On Wed, Feb 8, 2017 at 10:48 AM, Kenneth Knowles <k...@google.com.invalid>
wrote:

> Hi Etienne,
>
> If the timer is firing n times for n elements, that's a bug in the runner /
> shared runner code. It should be deduped. Which runner? Can you file a JIRA
> against me to investigate? I'm still in the process of fleshing out more
> and more RunnableOnService (aka ValidatesRunner) tests so I will surely add
> one (existing tests already OOMed without deduping, so it wasn't at the top
> of my priority list)
>
> If the end user doesn't have a natural key, I would just add one and remove
> it within your transform. Not sure how easy this will be - you might need
> user intervention. Of course, you still do need to shard or you'll be
> processing the whole PCollection serially.
>

We should also provide the algorithm without using timers/state, as adding
(then sharding by) the key is likely to be expensive.

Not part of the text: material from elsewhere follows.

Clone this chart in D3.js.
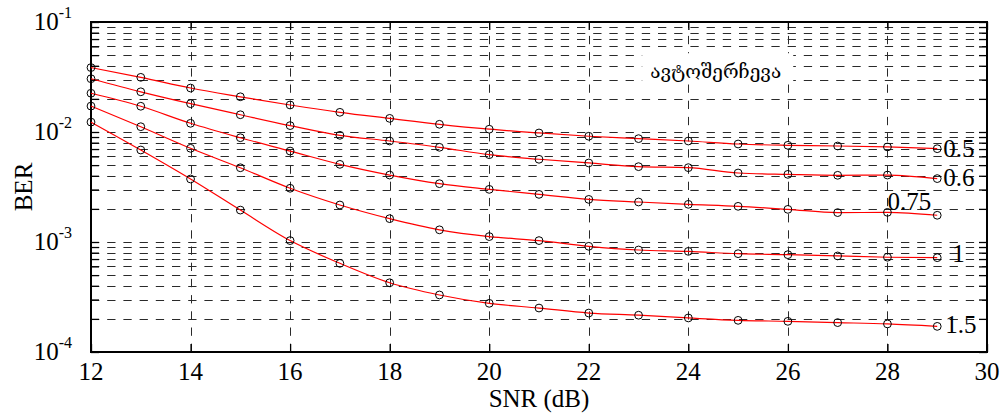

> On Wed, Feb 8, 2017 at 9:45 AM, Jean-Baptiste Onofré <j...@nanthrax.net>
> wrote:
>
> > Hi
> >
> > AFAIR the timer per function is in the "roadmap" (remembering discussion
> > we had with Kenn).
> >
> > I will take a deeper look next week on your branch.
> >
> > Regards
> > JB
> >
> > On Feb 8, 2017, 13:28, at 13:28, Etienne Chauchot <echauc...@gmail.com>
> > wrote:
> > >Hi Kenn,
> > >
> > >I have started using state and timer APIs, they seem awesome!
> > >
> > >Please take a look at
> > >https://github.com/echauchot/beam/tree/BEAM-135-BATCHING-PARDO
> > >
> > >It contains a PTransform that does the batching trans-bundles and
> > >respecting the windows (even if tests are not finished yet, see @Ignore
> > >
> > >and TODOs)
> > >
> > >  I have some questions:
> > >
> > >- I use the timer to detect the end of the window like you suggested.

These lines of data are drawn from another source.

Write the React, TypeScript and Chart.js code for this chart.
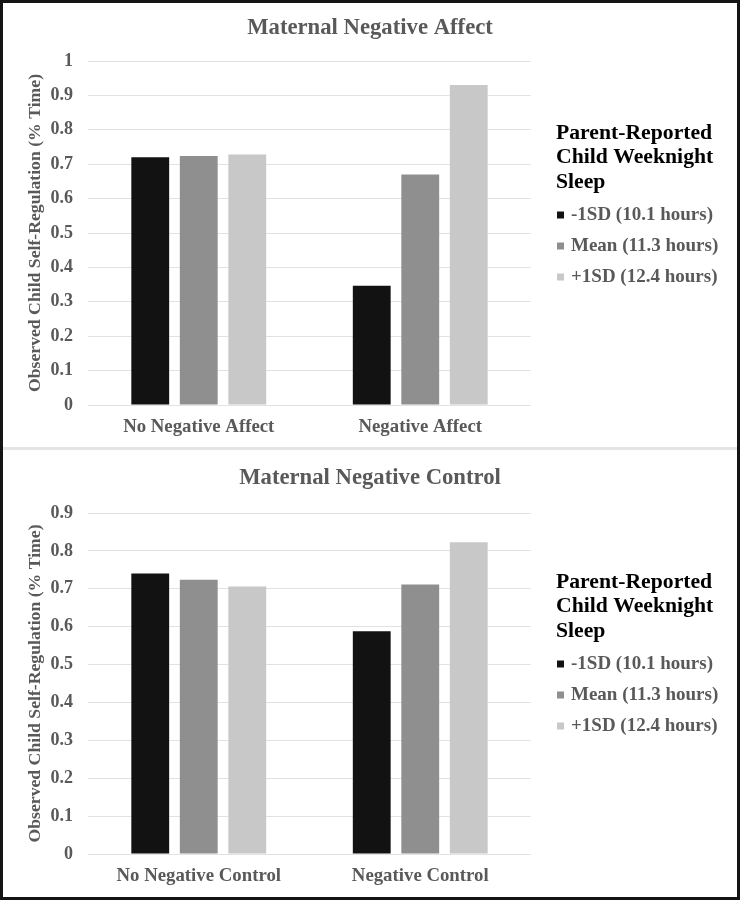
import React, { useEffect, useRef } from "react";
import { Chart, registerables } from "chart.js";

Chart.register(...registerables);

const SERIES_LABELS = ["-1SD (10.1 hours)", "Mean (11.3 hours)", "+1SD (12.4 hours)"];
const SERIES_COLORS = ["#121212", "#8f8f8f", "#c8c8c8"];
const LEGEND_TITLE = ["Parent-Reported", "Child Weeknight", "Sleep"];
const Y_TITLE = "Observed Child Self-Regulation (% Time)";

const AFFECT_TITLE = "Maternal Negative Affect";
const AFFECT_CATEGORIES = ["No Negative Affect", "Negative Affect"];
const AFFECT_LOW = [0.72, 0.347];
const AFFECT_MEAN = [0.724, 0.67];
const AFFECT_HIGH = [0.728, 0.93];
const AFFECT_Y_MAX = 1;

const CONTROL_TITLE = "Maternal Negative Control";
const CONTROL_CATEGORIES = ["No Negative Control", "Negative Control"];
const CONTROL_LOW = [0.74, 0.588];
const CONTROL_MEAN = [0.724, 0.711];
const CONTROL_HIGH = [0.706, 0.823];
const CONTROL_Y_MAX = 0.9;

const Y_STEP = 0.1;

const FONT = "'Liberation Serif', 'Times New Roman', serif";
const GRAY_TEXT = "#595959";
const GRID = "#e2e2e2";

const sideLegend = {
  id: "sideLegend",
  afterDraw(chart: any) {
    const ctx = chart.ctx;
    const opts = chart.options.plugins.sideLegend || {};
    const x0 = chart.chartArea.right + 25;
    const base = opts.top ?? 133;
    ctx.save();
    // chart title, centred on the whole canvas
    ctx.textBaseline = "middle";
    ctx.textAlign = "center";
    ctx.fillStyle = GRAY_TEXT;
    ctx.font = `bold 22.7px ${FONT}`;
    ctx.fillText(opts.title || "", chart.width / 2, opts.titleY ?? 28);
    // legend
    ctx.textAlign = "left";
    ctx.fillStyle = "#000000";
    ctx.font = `bold 21.7px ${FONT}`;
    LEGEND_TITLE.forEach((t, i) => ctx.fillText(t, x0, base + i * 24.5));
    ctx.font = `bold 19px ${FONT}`;
    chart.data.datasets.forEach((ds: any, i: number) => {
      const y = base + 82 + i * 31;
      ctx.fillStyle = ds.backgroundColor;
      ctx.fillRect(x0 + 1, y - 3.5, 7, 7);
      ctx.fillStyle = GRAY_TEXT;
      ctx.fillText(ds.label, x0 + 15, y);
    });
    ctx.restore();
  },
};

function makeConfig(
  title: string,
  categories: string[],
  low: number[],
  mean: number[],
  high: number[],
  yMax: number,
  plotTop: number,
  xAxisHeight: number,
  legendTop: number
): any {
  const series = [low, mean, high];
  return {
    type: "bar",
    data: {
      labels: categories,
      datasets: series.map((d, i) => ({
        label: SERIES_LABELS[i],
        data: d,
        backgroundColor: SERIES_COLORS[i],
        borderWidth: 0,
        barPercentage: 0.78,
        categoryPercentage: 0.657,
      })),
    },
    options: {
      responsive: false,
      animation: false,
      devicePixelRatio: 1,
      layout: { padding: { left: 0, right: 209, top: plotTop, bottom: 0 } },
      plugins: {
        legend: { display: false },
        tooltip: { enabled: false },
        title: { display: false },
        sideLegend: { top: legendTop, title, titleY: 28 },
      },
      scales: {
        x: {
          grid: { display: false, drawTicks: false },
          border: { display: false },
          ticks: {
            color: GRAY_TEXT,
            font: { family: FONT, size: 18.8, weight: "bold" },
            padding: 11,
          },
          afterFit(scale: any) {
            scale.height = xAxisHeight;
          },
        },
        y: {
          min: 0,
          max: yMax,
          grid: { color: GRID, lineWidth: 1, drawTicks: false },
          border: { display: false },
          ticks: {
            stepSize: Y_STEP,
            color: GRAY_TEXT,
            font: { family: FONT, size: 18, weight: "bold" },
            padding: 15,
            callback: (v: number) => String(Math.round(v * 10) / 10),
          },
          title: {
            display: true,
            text: Y_TITLE,
            color: GRAY_TEXT,
            font: { family: FONT, size: 17.7, weight: "bold", lineHeight: 1.2 },
            padding: { top: 24.5, bottom: 0 },
          },
          afterFit(scale: any) {
            scale.width = 88;
          },
        },
      },
    },
    plugins: [sideLegend],
  };
}

function Panel(props: { config: any; top: number; height: number }) {
  const ref = useRef<HTMLCanvasElement>(null);
  useEffect(() => {
    if (!ref.current) return;
    const chart = new Chart(ref.current, props.config);
    return () => chart.destroy();
  }, []);
  return (
    <canvas
      ref={ref}
      width={740}
      height={props.height}
      style={{ position: "absolute", left: 0, top: props.top, width: 740, height: props.height }}
    />
  );
}

export default function App() {
  const topConfig = makeConfig(
    AFFECT_TITLE,
    AFFECT_CATEGORIES,
    AFFECT_LOW,
    AFFECT_MEAN,
    AFFECT_HIGH,
    AFFECT_Y_MAX,
    61,
    43,
    133
  );
  const bottomConfig = makeConfig(
    CONTROL_TITLE,
    CONTROL_CATEGORIES,
    CONTROL_LOW,
    CONTROL_MEAN,
    CONTROL_HIGH,
    CONTROL_Y_MAX,
    63,
    46,
    132
  );
  return (
    <div style={{ position: "absolute", left: 0, top: 0, width: 740, height: 900, background: "#ffffff" }}>
      <Panel config={topConfig} top={0} height={448} />
      <Panel config={bottomConfig} top={450} height={450} />
      <div style={{ position: "absolute", left: 0, top: 447, width: 740, height: 3, background: "#e4e4e4" }} />
      <div
        style={{
          position: "absolute",
          left: 0,
          top: 0,
          width: 740,
          height: 900,
          boxSizing: "border-box",
          border: "3px solid #141414",
          pointerEvents: "none",
        }}
      />
    </div>
  );
}
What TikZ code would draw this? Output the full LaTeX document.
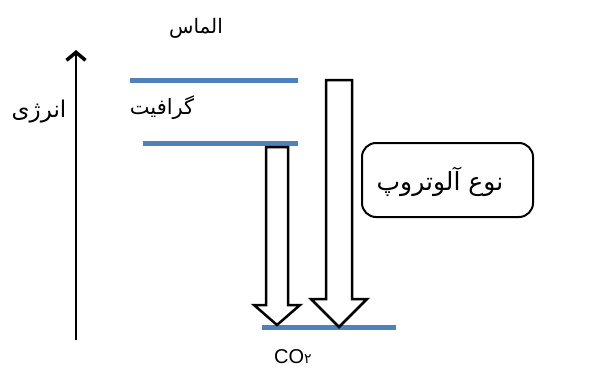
\documentclass[tikz,border=0pt]{standalone}
\usepackage{fontspec}
\setmainfont{Liberation Sans}
\newfontfamily\arabicfont[Script=Arabic]{DejaVu Sans}
\TeXXeTstate=1
\usetikzlibrary{arrows.meta}
\definecolor{lvl}{HTML}{4F81BD}
\tikzset{
  level/.style={draw=lvl, line width=5pt},
  hollow/.style={draw=black, line width=2.5pt, fill=white, line join=miter},
  fa/.style={font=\arabicfont\fontsize{#1}{#1}\selectfont, inner sep=0pt},
  fa/.default=20,
  axisline/.style={draw=black, line width=2.4pt, -{Straight Barb[length=8pt,width=19pt,line width=3.5pt]}},
  boxstyle/.style={draw=black, line width=2pt, rounded corners=14pt, minimum width=171pt, minimum height=74pt, fill=white},
}
\begin{document}
\begin{tikzpicture}[x=1pt,y=-1pt]
\useasboundingbox[fill=white] (0,0) rectangle (604,369);
% level coordinates
\coordinate (dL) at (130,80);  \coordinate (dR) at (298,80);
\coordinate (gL) at (143,143); \coordinate (gR) at (298,143);
\coordinate (cL) at (262,327); \coordinate (cR) at (396,327);
\coordinate (axB) at (76,340); \coordinate (axT) at (76,50);
% levels
\draw[level] (dL) -- (dR);
\draw[level] (gL) -- (gR);
\draw[level] (cL) -- (cR);
% energy axis
\draw[axisline] (axB) -- (axT);
% hollow arrows
\draw[hollow] (266,147) -- (288,147) -- (288,305) -- (300,305) -- (277,325) -- (254,305) -- (266,305) -- cycle;
\draw[hollow] (326,80) -- (352,80) -- (352,299) -- (367,299) -- (339,327) -- (311,299) -- (326,299) -- cycle;
% labels
\node[fa=20] (diamond) at (196,28) {\beginR الماس\endR};
\node[fa=21] (graphite) at (162,108) {\beginR گرافیت\endR};
\node[fa=23] (energy) at (39,112) {\beginR انرژی\endR};
\node[boxstyle] (box) at (447.5,180) {};
\node[fa=25] (boxtext) at (440,182) {\beginR نوع آلوتروپ\endR};
\node[inner sep=0pt] (co2) at (293,357) {\fontsize{20}{22}\selectfont CO{\arabicfont\fontsize{14}{14}\selectfont ۲}};
\end{tikzpicture}
\end{document}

> > >But the timer can only be set in @ProcessElement and @Ontimer. Javadoc
> > >says that timers are implicitly scoped to a key/window and that a timer
> > >
> > >can be set only for a single time per scope. I noticed that if I call
> > >timer.setForNowPlus in the @ProcessElement method, it seems that the
> > >timer is set n times for n elements. So I just created a state with
> > >boolean to prevent setting the timer more than once per key/window.

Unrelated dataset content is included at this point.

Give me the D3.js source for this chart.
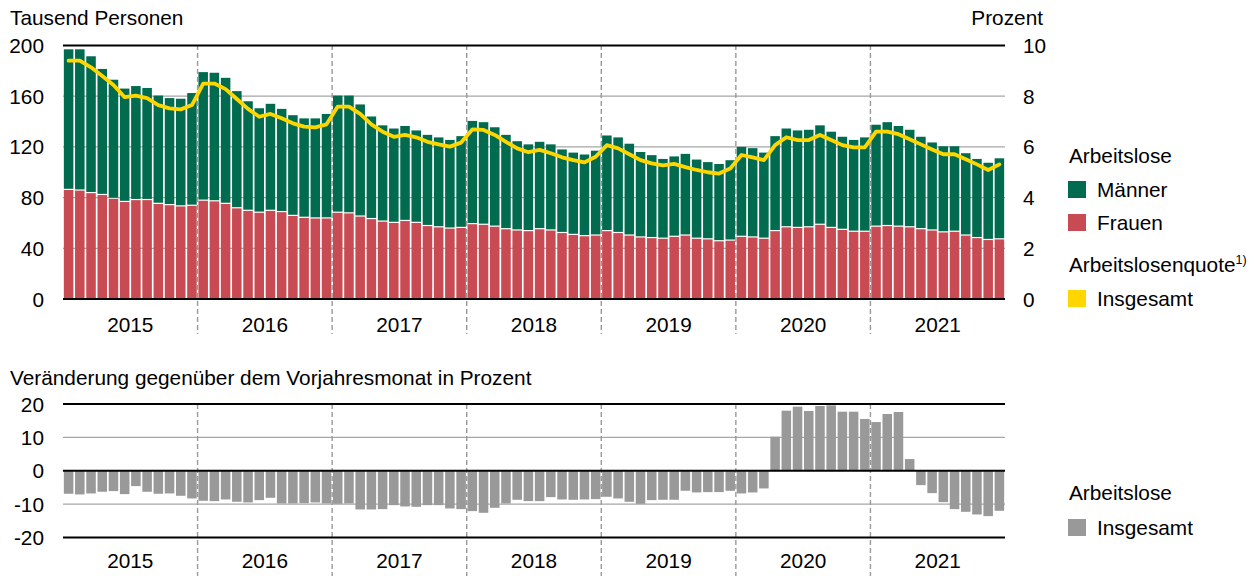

> > >=> Would it be good maybe to have a end user way of indicating that the
> > >
> > >timer will be set only once per key/window. Something analogous to
> > >@Setup, to avoid the user having to use a state boolean?
> > >
> > >- I understand that state and timers need to be per-key, but if the end
> > >
> > >user does not need a key (lets say he just needs a
> > >PCollection<String>).
> > >Then, do we tell him to use a PCollection<KV> anyway like I wrote in
> > >the
> > >javadoc of BatchingParDo?
> > >
> > >WDYT?
> > >
> > >Thanks,
> > >
> > >Etienne
> > >
> > >
> > >Le 26/01/2017 à 17:28, Etienne Chauchot a écrit :
> > >> Wonderful !
> > >>
> > >> Thanks Kenn !
> > >>
> > >> Etienne
> > >>
> > >>
> > >> Le 26/01/2017 à 15:34, Kenneth Knowles a écrit :
> > >>> Hi Etienne,
> > >>>
> > >>> I was drafting a proposal about @OnWindowExpiration when this email
> > >>> arrived. I thought I would try to quickly unblock you by responding
> > >>> with a
> > >>> TL;DR: you can achieve your goals with state & timers as they
> > >currently
> > >>> exist. You'll set a timer for
> > >>> window.maxTimestamp().plus(allowedLateness)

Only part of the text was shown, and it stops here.